28 of 29 people found the following review helpful:
5.0 out of 5 stars
A penetrating indictment of capitalism,
By
This review is from: The Enemy of Nature: The End of Capitalism or the End of the World? (Hardcover)
After having read and greatly appreciated Professor Kovel's previous book, "Red Hunting in the Promised Land", I was somewhat surprised to see his entry into the ecological debate with "Enemy of Nature." But scepticism soon gave way to great insight about the fundamentals of our current ecological situation, an impending catastrophe threatening survival itself as Kovel makes clear. Whereas other writers have examined ecological crises and misdeeds as isolated and independent manifestations of similarly discrete abuses by global and regional players, Kovel shows that the root cause of ecological ills is the capitalistic system itself, in effect the very nature of capital or "money-in-motion." What follows from this accusation is the even more unsettling demonstration that no amount of "corrections" of given abuses nor mere simple changes and "controls" applied to the basic rules of the game will suffice to reverse the dangerous nature- and life-threatening trends now evident world-wide. The Enemy of Nature is the capitalistic system itself, and if readers of such a statement should be tempted to dismiss the claim as mere Marxian doomsday-saying and thus forego a reading of it on the basis of our current celebrations that capitalism is the sole surviving economic system and therefore MUST be the best, such potential readers will be ignoring not only essential information, but be contributing to the continuation of processes which must surely end in chaos and anarchy. For anyone who even pretends to have a passing interest in the future of Western civilisation and the questions concerning its health and survival now discussed with every passing ecological abuse and catastrophe, this book is a must. Ignoring it may well constitute a breach of morality.

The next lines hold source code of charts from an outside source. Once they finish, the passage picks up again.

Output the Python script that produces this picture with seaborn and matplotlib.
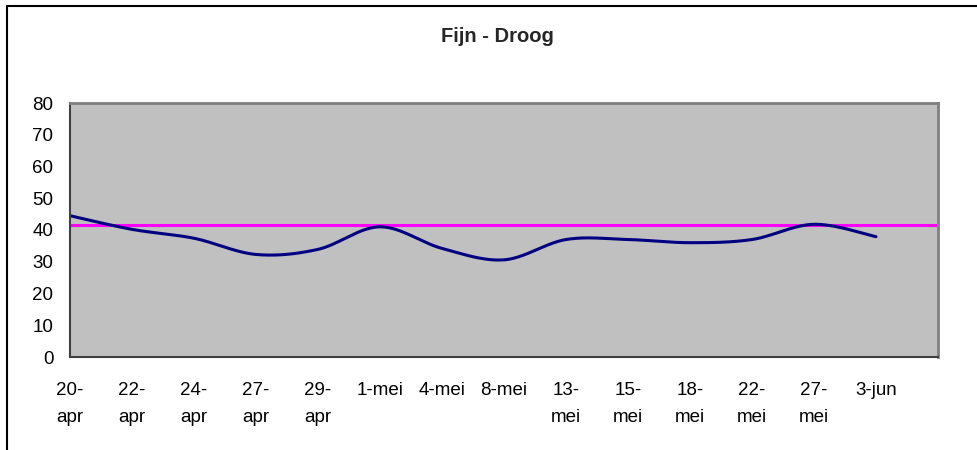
import numpy as np
import pandas as pd
import matplotlib
matplotlib.use("Agg")
import matplotlib.pyplot as plt
from matplotlib.lines import Line2D
import seaborn as sns

sns.set_theme(style="white")
plt.rcParams["font.family"] = ["Liberation Sans", "DejaVu Sans"]

# Measurement dates (categories) and values
categories = ["20-\napr", "22-\napr", "24-\napr", "27-\napr", "29-\napr", "1-mei", "4-mei",
              "8-mei", "13-\nmei", "15-\nmei", "18-\nmei", "22-\nmei", "27-\nmei", "3-jun", ""]
droog = [44.5, 40.2, 37.4, 32.3, 33.9, 41.0, 34.2, 30.6, 37.0, 37.0, 36.0, 37.0, 41.8, 37.9]
norm = [41.7] * 15


def smooth(y, n=30):
    """Catmull-Rom style smoothing as used by spreadsheet 'smoothed line' charts."""
    y = np.asarray(y, float)
    x = np.arange(len(y), dtype=float)
    px = np.concatenate([[x[0]], x, [x[-1]]])
    py = np.concatenate([[y[0]], y, [y[-1]]])
    xs, ys = [], []
    for i in range(1, len(px) - 2):
        p0, p1, p2, p3 = (np.array([px[j], py[j]]) for j in (i - 1, i, i + 1, i + 2))
        c1 = p1 + (p2 - p0) / 6
        c2 = p2 - (p3 - p1) / 6
        t = np.linspace(0, 1, n, endpoint=(i == len(px) - 3))[:, None]
        b = ((1 - t) ** 3) * p1 + 3 * ((1 - t) ** 2) * t * c1 + 3 * (1 - t) * t ** 2 * c2 + t ** 3 * p2
        xs.append(b[:, 0])
        ys.append(b[:, 1])
    return np.concatenate(xs), np.concatenate(ys)


sx, sy = smooth(droog)
curve = pd.DataFrame({"pos": sx, "value": sy})
ref = pd.DataFrame({"pos": np.arange(len(norm)), "value": norm})

fig = plt.figure(figsize=(9.77, 4.5), dpi=100)
ax = fig.add_axes([70 / 977, 1 - 357 / 450, (938 - 70) / 977, (357 - 103) / 450])
ax.set_facecolor("#C0C0C0")

sns.lineplot(data=ref, x="pos", y="value", ax=ax, color="#FF00FF", linewidth=2.2, sort=False)
sns.lineplot(data=curve, x="pos", y="value", ax=ax, color="#000080", linewidth=2.2, sort=False)

ax.set_xlim(0, len(categories) - 1)
ax.set_ylim(0, 80)
ax.set_xticks(np.arange(len(categories)))
ax.set_xticklabels(categories, linespacing=1.75, va="top")
ax.set_yticks(np.arange(0, 81, 10))
ax.set_xlabel("")
ax.set_ylabel("")
ax.tick_params(axis="both", labelsize=13.5, colors="black", direction="out", width=1)
ax.tick_params(axis="y", length=5, pad=7)
ax.tick_params(axis="x", length=5, pad=13)

for side in ("top", "right"):
    ax.spines[side].set_color("#808080")
    ax.spines[side].set_linewidth(2)
for side in ("left", "bottom"):
    ax.spines[side].set_color("#404040")
    ax.spines[side].set_linewidth(1.5)
    ax.spines[side].set_visible(True)

fig.text(497 / 977, 1 - 37 / 450, "Fijn - Droog", ha="center", va="center",
         fontsize=14.5, fontweight="bold")

# Chart area border (left and top edges)
fig.add_artist(Line2D([7 / 977, 7 / 977], [0, 1 - 6 / 450], transform=fig.transFigure,
                      color="black", linewidth=1.5))
fig.add_artist(Line2D([7 / 977, 1], [1 - 6 / 450, 1 - 6 / 450], transform=fig.transFigure,
                      color="black", linewidth=1.5))

fig.savefig("out.png", dpi=100, facecolor="white")
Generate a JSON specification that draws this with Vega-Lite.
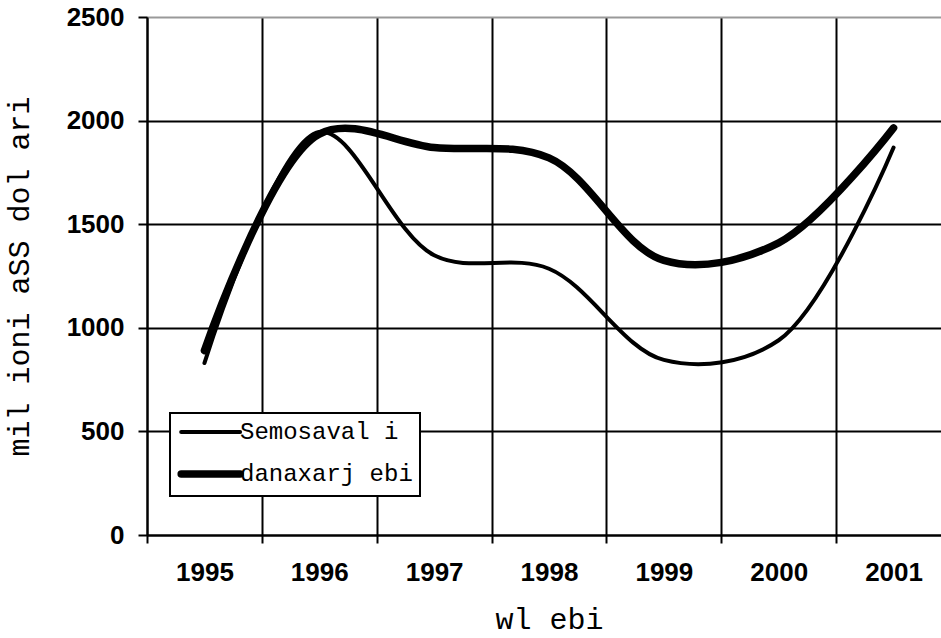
{
  "$schema": "https://vega.github.io/schema/vega-lite/v6.json",
  "width": 804,
  "height": 518,
  "autosize": {"type": "none"},
  "padding": {"left": 147, "top": 17, "right": 0, "bottom": 103},
  "background": "white",
  "config": {"view": {"stroke": null}, "font": "Liberation Sans"},
  "data": {
    "values": [
      {"year": "1995", "series": "Semosaval i", "value": 830},
      {"year": "1996", "series": "Semosaval i", "value": 1945},
      {"year": "1997", "series": "Semosaval i", "value": 1350},
      {"year": "1998", "series": "Semosaval i", "value": 1285},
      {"year": "1999", "series": "Semosaval i", "value": 845},
      {"year": "2000", "series": "Semosaval i", "value": 940},
      {"year": "2001", "series": "Semosaval i", "value": 1870},
      {"year": "1995", "series": "danaxarj ebi", "value": 890},
      {"year": "1996", "series": "danaxarj ebi", "value": 1935},
      {"year": "1997", "series": "danaxarj ebi", "value": 1870},
      {"year": "1998", "series": "danaxarj ebi", "value": 1820},
      {"year": "1999", "series": "danaxarj ebi", "value": 1325},
      {"year": "2000", "series": "danaxarj ebi", "value": 1410},
      {"year": "2001", "series": "danaxarj ebi", "value": 1965}
    ]
  },
  "mark": {"type": "line", "interpolate": "catmull-rom", "strokeCap": "round", "strokeJoin": "round", "color": "black"},
  "encoding": {
    "x": {
      "field": "year", "type": "ordinal",
      "scale": {"type": "band", "paddingInner": 0, "paddingOuter": 0},
      "axis": {
        "title": "wl ebi", "titleFont": "Liberation Mono", "titleFontSize": 30, "titleFontWeight": "normal", "titleColor": "black", "titlePadding": 19,
        "labelFont": "Liberation Sans", "labelFontSize": 26, "labelFontWeight": "bold", "labelColor": "black", "labelAngle": 0, "labelPadding": 16,
        "tickBand": "extent", "grid": true, "gridColor": "black", "gridWidth": 2, "gridOpacity": 1,
        "domainColor": "black", "domainWidth": 2, "tickColor": "black", "tickWidth": 2, "tickSize": 8
      }
    },
    "y": {
      "field": "value", "type": "quantitative",
      "scale": {"domain": [0, 2500], "nice": false},
      "axis": {
        "values": [0, 500, 1000, 1500, 2000, 2500], "format": "d",
        "title": "mil ioni aSS dol ari", "titleFont": "Liberation Mono", "titleFontSize": 30, "titleFontWeight": "normal", "titleColor": "black", "titlePadding": 32,
        "labelFont": "Liberation Sans", "labelFontSize": 26, "labelFontWeight": "bold", "labelColor": "black", "labelPadding": 14,
        "grid": true, "gridColor": {"condition": {"test": "datum.value === 2500", "value": "#999999"}, "value": "black"}, "gridWidth": 2, "gridOpacity": 1,
        "domainColor": "black", "domainWidth": 2, "tickColor": "black", "tickWidth": 2, "tickSize": 9
      }
    },
    "detail": {"field": "series", "type": "nominal"},
    "strokeWidth": {
      "field": "series", "type": "nominal",
      "scale": {"domain": ["Semosaval i", "danaxarj ebi"], "range": [4, 7.5]},
      "legend": {
        "title": null, "orient": "none", "legendX": 23, "legendY": 396,
        "symbolType": "M-1,0H5", "symbolSize": 386, "symbolStrokeColor": "black",
        "labelFont": "Liberation Mono", "labelFontSize": 24, "labelColor": "black", "labelOffset": 35, "labelLimit": 0,
        "padding": 7, "rowPadding": 15, "fillColor": "white", "strokeColor": "black",
        "encode": {
          "symbols": {"update": {"strokeCap": {"value": "round"}}},
          "legend": {"update": {"strokeWidth": {"value": 2}}}
        }
      }
    }
  }
}
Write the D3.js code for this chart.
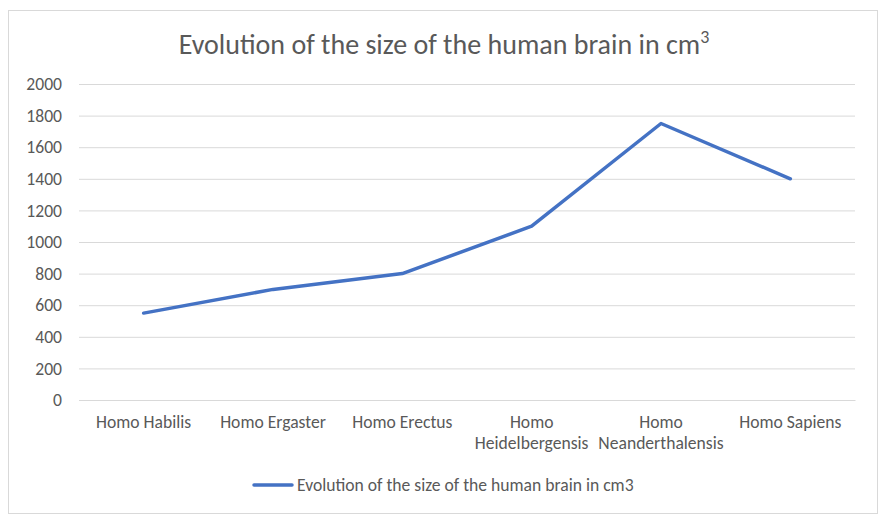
<!DOCTYPE html>
<html><head><meta charset="utf-8">
<script src="https://cdn.jsdelivr.net/npm/d3@7"></script>
<style>body{margin:0;background:#fff}svg text{font-family:Carlito,Calibri,Lato,"Open Sans",sans-serif}</style>
</head><body>
<svg id="c" width="889" height="527"></svg>
<script>
const categories = [["Homo Habilis"],["Homo Ergaster"],["Homo Erectus"],["Homo","Heidelbergensis"],["Homo","Neanderthalensis"],["Homo Sapiens"]];
const values = [550, 700, 800, 1100, 1750, 1400];
const yTicks = [0,200,400,600,800,1000,1200,1400,1600,1800,2000];
const seriesName = "Evolution of the size of the human brain in cm3";

const svg = d3.select("#c");
svg.append("rect").attr("x",8.5).attr("y",10.5).attr("width",869).attr("height",503).attr("fill","#fff").attr("stroke","#d9d9d9");

const x = d3.scaleBand().domain(d3.range(categories.length)).range([79,855]);
const y = d3.scaleLinear().domain([0,2000]).range([400,84]);

const fs = "17.6px";
const yAxis = d3.axisLeft(y).tickValues(yTicks).tickSize(-(855-79)).tickPadding(17).tickFormat(d3.format("d"));
const gy = svg.append("g").attr("transform","translate(79,0)").call(yAxis);
gy.select(".domain").remove();
gy.selectAll(".tick line").attr("stroke","#d9d9d9").attr("stroke-width",1);
gy.selectAll(".tick text").attr("fill","#595959").style("font-size",fs);

const xAxis = d3.axisBottom(x).tickSize(0).tickFormat(()=>"");
const gx = svg.append("g").attr("transform","translate(0,400)").call(xAxis);
gx.select(".domain").attr("stroke","#d9d9d9");
gx.selectAll(".tick").each(function(d){
  const t = d3.select(this).append("text").attr("fill","#595959").style("font-size",fs).attr("text-anchor","middle");
  categories[d].forEach((s,i)=>t.append("tspan").attr("x",0).attr("y",28+i*21).text(s));
});

const line = d3.line().x((d,i)=>x(i)+x.bandwidth()/2).y(d=>y(d));
svg.append("path").datum(values).attr("d",line).attr("fill","none").attr("stroke","#4472C4").attr("stroke-width",3.5).attr("stroke-linecap","round").attr("stroke-linejoin","round");

const title = svg.append("text").attr("x",444).attr("y",54).attr("text-anchor","middle").attr("fill","#595959").style("font-size","28px").style("font-weight","300");
title.append("tspan").text("Evolution of the size of the human brain in cm");
title.append("tspan").attr("dy",-11).style("font-size","18px").text("3");

svg.append("line").attr("x1",254).attr("x2",292).attr("y1",485).attr("y2",485).attr("stroke","#4472C4").attr("stroke-width",3.5).attr("stroke-linecap","round");
svg.append("text").attr("x",297).attr("y",491).attr("fill","#595959").style("font-size",fs).text(seriesName);
</script>
</body></html>
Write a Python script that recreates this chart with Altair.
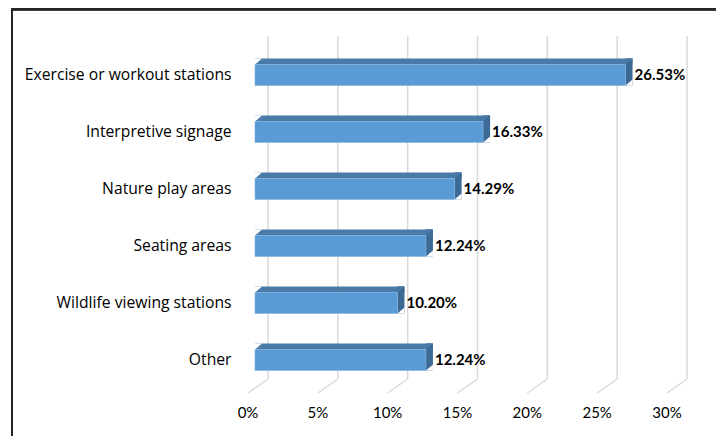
import altair as alt
import pandas as pd

categories = ["Exercise or workout stations", "Interpretive signage", "Nature play areas",
              "Seating areas", "Wildlife viewing stations", "Other"]
values = [26.53, 16.33, 14.29, 12.24, 10.20, 12.24]
ticks = [0, 5, 10, 15, 20, 25, 30]
tick_labels = ["0%", "5%", "10%", "15%", "20%", "25%", "30%"]

FRONT = "#5B9BD5"
TOP = "#4A7AA8"
SIDE = "#3C6A95"
GRID = "#D9D9D9"
FONT = "Lato"

bars = pd.DataFrame({"category": categories, "value": values})
tk = pd.DataFrame({"tick": ticks, "label": tick_labels})

W, H = 419, 363
xs = alt.Scale(domain=[0, 30], nice=False, zero=True)
ys = alt.Scale(domain=categories, paddingInner=0, paddingOuter=0.184)

yaxis = alt.Axis(title=None, domain=False, ticks=False, grid=False, labelPadding=24,
                 labelFont="Open Sans", labelFontSize=15.7, labelColor="#000000",
                 labelLimit=260)

X = alt.X("value:Q", scale=xs, axis=None)
Y = alt.Y("category:N", scale=ys, axis=yaxis, sort=categories)

grid = alt.Chart(tk).mark_rule(color=GRID, strokeWidth=1.5, xOffset=13).encode(
    x=alt.X("tick:Q", scale=xs, axis=None),
    y=alt.value(0), y2=alt.value(343))
floor = alt.Chart(tk).mark_rule(color=GRID, strokeWidth=1.5, xOffset=13, x2Offset=-7).encode(
    x=alt.X("tick:Q", scale=xs, axis=None), x2="tick:Q",
    y=alt.value(343), y2=alt.value(357))
tlabels = alt.Chart(tk).mark_text(font=FONT, fontSize=15, color="#000000", dx=-7,
                                  baseline="middle", align="center").encode(
    x=alt.X("tick:Q", scale=xs, axis=None), y=alt.value(377), text="label:N")

base = alt.Chart(bars)
top_face = base.mark_bar(color=TOP, size=6, yOffset=-13.5, xOffset=7, x2Offset=0).encode(
    x=X, x2=alt.datum(0), y=Y)
side_face = base.mark_bar(color=SIDE, size=27, yOffset=-3, xOffset=0, x2Offset=7).encode(
    x=X, x2="value:Q", y=Y)
front = base.mark_bar(color=FRONT, size=21, stroke="#7FB2E0", strokeWidth=0.6).encode(
    x=X, x2=alt.datum(0), y=Y)
TRI_TL = "M -1 -0.857 L 1 -0.857 L -1 0.857 Z"
TRI_BR = "M -1 0.857 L 1 0.857 L 1 -0.857 Z"
tl_white = base.mark_point(shape=TRI_TL, size=49, filled=True, color="white", opacity=1,
                           strokeWidth=0, xOffset=3.5, yOffset=-13.5).encode(
    x=alt.X("z:Q", scale=xs, axis=None), y=Y).transform_calculate(z="0")
tr_top = base.mark_point(shape=TRI_TL, size=49, filled=True, color=TOP, opacity=1,
                         strokeWidth=0, xOffset=3.5, yOffset=-13.5).encode(x=X, y=Y)
br_white = base.mark_point(shape=TRI_BR, size=49, filled=True, color="white", opacity=1,
                           strokeWidth=0, xOffset=3.5, yOffset=7.5).encode(x=X, y=Y)
vlabels = base.mark_text(font=FONT, fontSize=15, fontWeight="bold", color="#000000",
                         align="left", baseline="middle", dx=9).encode(
    x=X, y=Y, text="lbl:N").transform_calculate(lbl="format(datum.value, '.2f') + '%'")

frame_top = alt.Chart(tk).mark_rule(color="#262626", strokeWidth=2).encode(
    x=alt.value(-244), x2=alt.value(470), y=alt.value(-26.7))
frame_left = alt.Chart(tk).mark_rule(color="#262626", strokeWidth=2).encode(
    x=alt.value(-243), y=alt.value(-27.7), y2=alt.value(410))

chart = alt.layer(grid, floor, tlabels, top_face, side_face, front, tl_white, tr_top,
                  br_white, vlabels, frame_top, frame_left).properties(
    width=W, height=H,
    autosize=alt.AutoSizeParams(type="none"),
    padding={"left": 255, "top": 36, "right": 42, "bottom": 37},
    background="white",
).configure_view(stroke=None)

chart.save("out.html", embed_options={"renderer": "svg", "actions": False})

However, there is a great probability that the book may well be ignored because its arguments and conclusions are fairly well unanswerable and would require outright revolution in all spheres of human activity were it to be taken seriously. As such, it is hard to conclude anything else but that we are indeed approaching global meltdown and the end of history, not for the reasons that Francis Fukuyama laid out in his famous tome, but because the Panglossian continuation of our current ecological mania must soon end not only history but the means even to write it, and possibly even the species which writes.